#### JOB
Begin with the first line and repeat exactly through the line containing "production = [101.3, 197.4, 136.6]"; leave every image out.

#### DATASET EXCERPTS
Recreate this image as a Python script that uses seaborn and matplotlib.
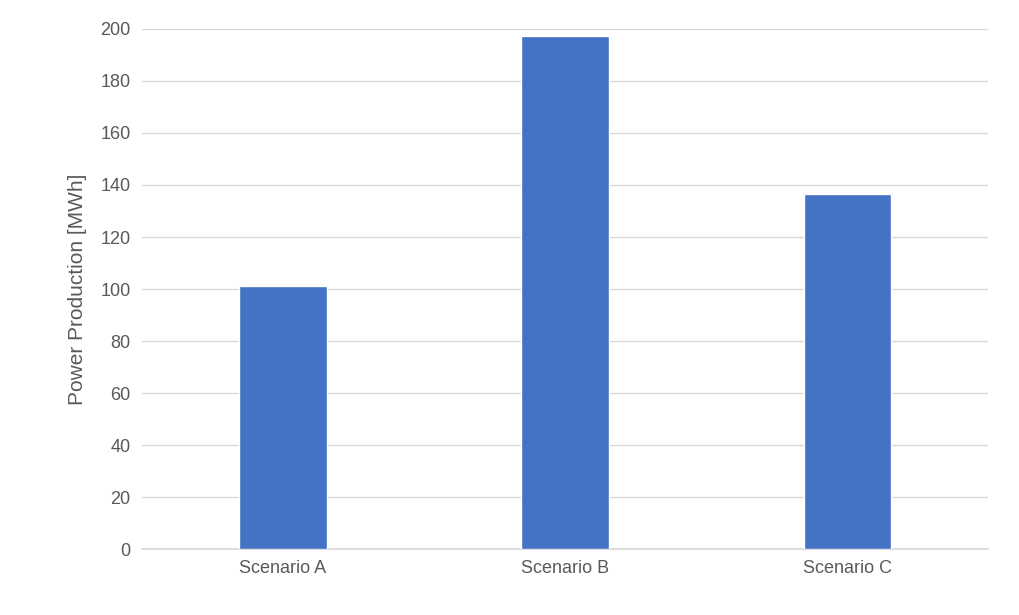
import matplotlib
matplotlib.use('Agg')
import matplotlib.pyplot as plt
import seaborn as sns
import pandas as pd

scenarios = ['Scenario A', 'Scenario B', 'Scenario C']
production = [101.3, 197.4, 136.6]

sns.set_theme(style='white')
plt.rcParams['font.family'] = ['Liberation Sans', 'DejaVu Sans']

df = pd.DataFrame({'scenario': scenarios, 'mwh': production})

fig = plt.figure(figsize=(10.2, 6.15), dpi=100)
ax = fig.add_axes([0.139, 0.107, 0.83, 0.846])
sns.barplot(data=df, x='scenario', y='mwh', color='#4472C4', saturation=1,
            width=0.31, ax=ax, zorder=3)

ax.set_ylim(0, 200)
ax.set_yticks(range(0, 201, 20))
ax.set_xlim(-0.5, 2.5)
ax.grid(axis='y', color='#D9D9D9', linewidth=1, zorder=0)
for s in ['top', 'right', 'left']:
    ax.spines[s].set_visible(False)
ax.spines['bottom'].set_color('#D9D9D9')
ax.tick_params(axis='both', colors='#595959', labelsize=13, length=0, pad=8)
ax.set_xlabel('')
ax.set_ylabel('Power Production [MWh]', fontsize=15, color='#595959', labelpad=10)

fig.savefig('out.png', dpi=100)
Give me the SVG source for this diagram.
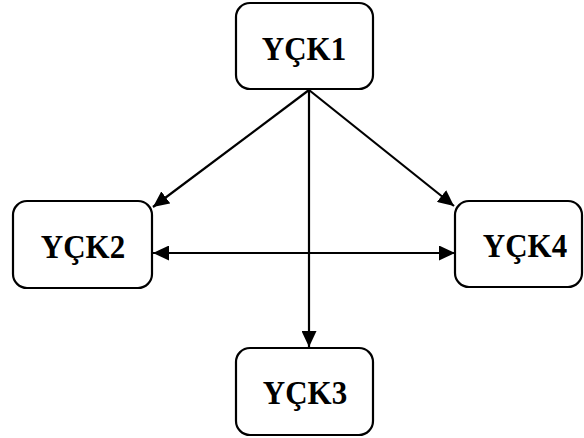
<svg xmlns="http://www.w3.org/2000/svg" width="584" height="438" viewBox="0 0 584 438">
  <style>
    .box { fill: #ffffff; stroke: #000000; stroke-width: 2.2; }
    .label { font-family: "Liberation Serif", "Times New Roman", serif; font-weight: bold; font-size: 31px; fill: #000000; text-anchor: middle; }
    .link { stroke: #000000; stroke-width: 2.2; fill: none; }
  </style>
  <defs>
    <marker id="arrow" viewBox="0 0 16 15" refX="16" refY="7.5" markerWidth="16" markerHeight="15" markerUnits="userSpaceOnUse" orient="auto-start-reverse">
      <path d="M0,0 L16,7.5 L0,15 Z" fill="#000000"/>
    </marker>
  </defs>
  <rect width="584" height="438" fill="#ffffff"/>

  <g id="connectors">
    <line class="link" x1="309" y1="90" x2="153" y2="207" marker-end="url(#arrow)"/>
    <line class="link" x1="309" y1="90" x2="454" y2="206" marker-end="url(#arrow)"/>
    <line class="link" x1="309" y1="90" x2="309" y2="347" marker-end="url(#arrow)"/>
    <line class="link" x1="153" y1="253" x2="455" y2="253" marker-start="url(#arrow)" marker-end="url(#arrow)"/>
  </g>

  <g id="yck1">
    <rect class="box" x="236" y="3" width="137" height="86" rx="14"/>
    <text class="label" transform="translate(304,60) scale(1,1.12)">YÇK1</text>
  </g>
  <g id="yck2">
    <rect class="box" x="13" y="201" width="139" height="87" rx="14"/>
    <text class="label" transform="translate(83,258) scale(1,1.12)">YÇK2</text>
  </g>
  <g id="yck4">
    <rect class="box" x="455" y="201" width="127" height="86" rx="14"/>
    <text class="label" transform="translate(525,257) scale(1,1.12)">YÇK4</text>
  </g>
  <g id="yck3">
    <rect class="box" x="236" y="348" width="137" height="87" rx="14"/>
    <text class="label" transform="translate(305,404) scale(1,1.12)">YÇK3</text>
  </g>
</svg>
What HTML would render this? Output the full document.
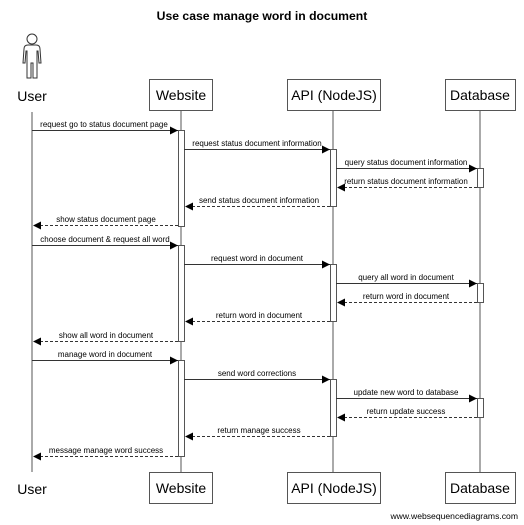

#### EXERCISE OUTPUT
Recreate this image as a Python script that uses seaborn and matplotlib.
import matplotlib
matplotlib.use('Agg')
import matplotlib.pyplot as plt
import seaborn as sns
import pandas as pd

scenarios = ['Scenario A', 'Scenario B', 'Scenario C']
production = [101.3, 197.4, 136.6]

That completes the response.